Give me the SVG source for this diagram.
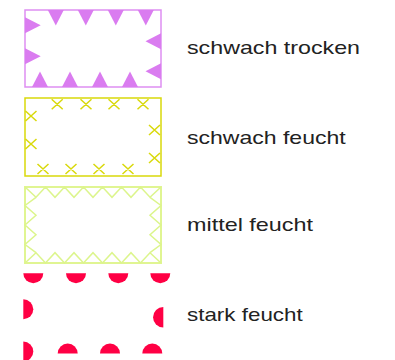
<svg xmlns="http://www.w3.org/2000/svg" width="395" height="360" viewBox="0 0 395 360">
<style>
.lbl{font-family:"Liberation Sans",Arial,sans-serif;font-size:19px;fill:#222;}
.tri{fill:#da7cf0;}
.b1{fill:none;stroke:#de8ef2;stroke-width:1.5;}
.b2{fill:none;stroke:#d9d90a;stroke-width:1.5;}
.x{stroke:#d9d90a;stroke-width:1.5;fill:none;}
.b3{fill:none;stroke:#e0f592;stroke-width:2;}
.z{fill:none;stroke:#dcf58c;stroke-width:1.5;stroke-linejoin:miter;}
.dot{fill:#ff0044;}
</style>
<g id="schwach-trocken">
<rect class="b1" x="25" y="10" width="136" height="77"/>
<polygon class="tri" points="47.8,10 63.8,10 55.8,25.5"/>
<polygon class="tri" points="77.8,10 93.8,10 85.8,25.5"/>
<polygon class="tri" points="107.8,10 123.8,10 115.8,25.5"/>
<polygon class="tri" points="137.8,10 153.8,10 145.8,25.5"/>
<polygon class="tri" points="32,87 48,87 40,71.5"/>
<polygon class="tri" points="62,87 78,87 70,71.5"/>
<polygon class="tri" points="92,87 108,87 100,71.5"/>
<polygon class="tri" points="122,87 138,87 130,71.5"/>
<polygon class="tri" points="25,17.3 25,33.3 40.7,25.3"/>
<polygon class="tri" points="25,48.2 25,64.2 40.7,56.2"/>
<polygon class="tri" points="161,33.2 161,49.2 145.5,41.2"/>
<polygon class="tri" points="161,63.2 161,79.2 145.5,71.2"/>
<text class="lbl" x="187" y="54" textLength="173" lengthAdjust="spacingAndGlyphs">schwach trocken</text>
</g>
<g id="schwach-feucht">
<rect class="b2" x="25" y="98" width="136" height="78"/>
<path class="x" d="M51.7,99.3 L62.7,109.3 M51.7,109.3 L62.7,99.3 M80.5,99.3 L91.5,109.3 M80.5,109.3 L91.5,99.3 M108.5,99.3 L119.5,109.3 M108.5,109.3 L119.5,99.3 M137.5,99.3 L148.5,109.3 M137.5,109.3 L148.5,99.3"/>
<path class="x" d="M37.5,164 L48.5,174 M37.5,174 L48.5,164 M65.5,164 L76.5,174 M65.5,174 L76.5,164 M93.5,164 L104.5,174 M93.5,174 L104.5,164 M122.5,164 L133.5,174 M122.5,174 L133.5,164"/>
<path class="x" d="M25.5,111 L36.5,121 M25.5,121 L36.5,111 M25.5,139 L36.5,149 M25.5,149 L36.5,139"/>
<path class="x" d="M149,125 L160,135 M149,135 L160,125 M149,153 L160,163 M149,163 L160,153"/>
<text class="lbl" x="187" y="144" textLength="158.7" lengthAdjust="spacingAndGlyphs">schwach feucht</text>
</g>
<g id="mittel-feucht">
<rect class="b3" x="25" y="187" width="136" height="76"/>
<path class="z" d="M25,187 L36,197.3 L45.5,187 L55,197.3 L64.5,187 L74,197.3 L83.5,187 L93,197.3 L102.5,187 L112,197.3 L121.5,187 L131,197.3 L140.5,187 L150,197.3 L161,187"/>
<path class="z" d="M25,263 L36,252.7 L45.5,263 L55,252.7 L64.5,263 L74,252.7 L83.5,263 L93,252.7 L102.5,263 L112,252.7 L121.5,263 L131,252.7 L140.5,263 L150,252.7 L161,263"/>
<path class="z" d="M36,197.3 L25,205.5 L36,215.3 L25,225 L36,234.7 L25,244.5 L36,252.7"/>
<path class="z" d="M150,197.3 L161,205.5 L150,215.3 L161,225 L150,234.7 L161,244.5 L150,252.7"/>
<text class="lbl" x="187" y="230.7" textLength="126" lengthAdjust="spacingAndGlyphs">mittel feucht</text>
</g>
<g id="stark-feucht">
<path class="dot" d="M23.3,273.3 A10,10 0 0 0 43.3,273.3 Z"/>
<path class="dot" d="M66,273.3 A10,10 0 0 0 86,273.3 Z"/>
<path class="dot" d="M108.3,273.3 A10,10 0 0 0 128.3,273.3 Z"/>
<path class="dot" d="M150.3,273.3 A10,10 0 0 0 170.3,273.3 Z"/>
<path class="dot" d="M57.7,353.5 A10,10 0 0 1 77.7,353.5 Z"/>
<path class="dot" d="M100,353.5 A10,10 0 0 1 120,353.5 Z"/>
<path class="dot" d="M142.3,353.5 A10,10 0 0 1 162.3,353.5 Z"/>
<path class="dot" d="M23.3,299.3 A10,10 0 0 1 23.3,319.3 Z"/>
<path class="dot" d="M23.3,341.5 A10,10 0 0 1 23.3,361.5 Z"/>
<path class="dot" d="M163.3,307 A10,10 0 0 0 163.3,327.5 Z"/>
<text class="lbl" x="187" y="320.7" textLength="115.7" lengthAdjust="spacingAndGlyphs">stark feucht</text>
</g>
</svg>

YOUR GOAL: Print each line of the material above exactly, with the pictures removed from your copy.

COMPLETE ANSWER:
Give me the SVG source for this diagram.
<svg xmlns="http://www.w3.org/2000/svg" width="395" height="360" viewBox="0 0 395 360">
<style>
.lbl{font-family:"Liberation Sans",Arial,sans-serif;font-size:19px;fill:#222;}
.tri{fill:#da7cf0;}
.b1{fill:none;stroke:#de8ef2;stroke-width:1.5;}
.b2{fill:none;stroke:#d9d90a;stroke-width:1.5;}
.x{stroke:#d9d90a;stroke-width:1.5;fill:none;}
.b3{fill:none;stroke:#e0f592;stroke-width:2;}
.z{fill:none;stroke:#dcf58c;stroke-width:1.5;stroke-linejoin:miter;}
.dot{fill:#ff0044;}
</style>
<g id="schwach-trocken">
<rect class="b1" x="25" y="10" width="136" height="77"/>
<polygon class="tri" points="47.8,10 63.8,10 55.8,25.5"/>
<polygon class="tri" points="77.8,10 93.8,10 85.8,25.5"/>
<polygon class="tri" points="107.8,10 123.8,10 115.8,25.5"/>
<polygon class="tri" points="137.8,10 153.8,10 145.8,25.5"/>
<polygon class="tri" points="32,87 48,87 40,71.5"/>
<polygon class="tri" points="62,87 78,87 70,71.5"/>
<polygon class="tri" points="92,87 108,87 100,71.5"/>
<polygon class="tri" points="122,87 138,87 130,71.5"/>
<polygon class="tri" points="25,17.3 25,33.3 40.7,25.3"/>
<polygon class="tri" points="25,48.2 25,64.2 40.7,56.2"/>
<polygon class="tri" points="161,33.2 161,49.2 145.5,41.2"/>
<polygon class="tri" points="161,63.2 161,79.2 145.5,71.2"/>
<text class="lbl" x="187" y="54" textLength="173" lengthAdjust="spacingAndGlyphs">schwach trocken</text>
</g>
<g id="schwach-feucht">
<rect class="b2" x="25" y="98" width="136" height="78"/>
<path class="x" d="M51.7,99.3 L62.7,109.3 M51.7,109.3 L62.7,99.3 M80.5,99.3 L91.5,109.3 M80.5,109.3 L91.5,99.3 M108.5,99.3 L119.5,109.3 M108.5,109.3 L119.5,99.3 M137.5,99.3 L148.5,109.3 M137.5,109.3 L148.5,99.3"/>
<path class="x" d="M37.5,164 L48.5,174 M37.5,174 L48.5,164 M65.5,164 L76.5,174 M65.5,174 L76.5,164 M93.5,164 L104.5,174 M93.5,174 L104.5,164 M122.5,164 L133.5,174 M122.5,174 L133.5,164"/>
<path class="x" d="M25.5,111 L36.5,121 M25.5,121 L36.5,111 M25.5,139 L36.5,149 M25.5,149 L36.5,139"/>
<path class="x" d="M149,125 L160,135 M149,135 L160,125 M149,153 L160,163 M149,163 L160,153"/>
<text class="lbl" x="187" y="144" textLength="158.7" lengthAdjust="spacingAndGlyphs">schwach feucht</text>
</g>
<g id="mittel-feucht">
<rect class="b3" x="25" y="187" width="136" height="76"/>
<path class="z" d="M25,187 L36,197.3 L45.5,187 L55,197.3 L64.5,187 L74,197.3 L83.5,187 L93,197.3 L102.5,187 L112,197.3 L121.5,187 L131,197.3 L140.5,187 L150,197.3 L161,187"/>
<path class="z" d="M25,263 L36,252.7 L45.5,263 L55,252.7 L64.5,263 L74,252.7 L83.5,263 L93,252.7 L102.5,263 L112,252.7 L121.5,263 L131,252.7 L140.5,263 L150,252.7 L161,263"/>
<path class="z" d="M36,197.3 L25,205.5 L36,215.3 L25,225 L36,234.7 L25,244.5 L36,252.7"/>
<path class="z" d="M150,197.3 L161,205.5 L150,215.3 L161,225 L150,234.7 L161,244.5 L150,252.7"/>
<text class="lbl" x="187" y="230.7" textLength="126" lengthAdjust="spacingAndGlyphs">mittel feucht</text>
</g>
<g id="stark-feucht">
<path class="dot" d="M23.3,273.3 A10,10 0 0 0 43.3,273.3 Z"/>
<path class="dot" d="M66,273.3 A10,10 0 0 0 86,273.3 Z"/>
<path class="dot" d="M108.3,273.3 A10,10 0 0 0 128.3,273.3 Z"/>
<path class="dot" d="M150.3,273.3 A10,10 0 0 0 170.3,273.3 Z"/>
<path class="dot" d="M57.7,353.5 A10,10 0 0 1 77.7,353.5 Z"/>
<path class="dot" d="M100,353.5 A10,10 0 0 1 120,353.5 Z"/>
<path class="dot" d="M142.3,353.5 A10,10 0 0 1 162.3,353.5 Z"/>
<path class="dot" d="M23.3,299.3 A10,10 0 0 1 23.3,319.3 Z"/>
<path class="dot" d="M23.3,341.5 A10,10 0 0 1 23.3,361.5 Z"/>
<path class="dot" d="M163.3,307 A10,10 0 0 0 163.3,327.5 Z"/>
<text class="lbl" x="187" y="320.7" textLength="115.7" lengthAdjust="spacingAndGlyphs">stark feucht</text>
</g>
</svg>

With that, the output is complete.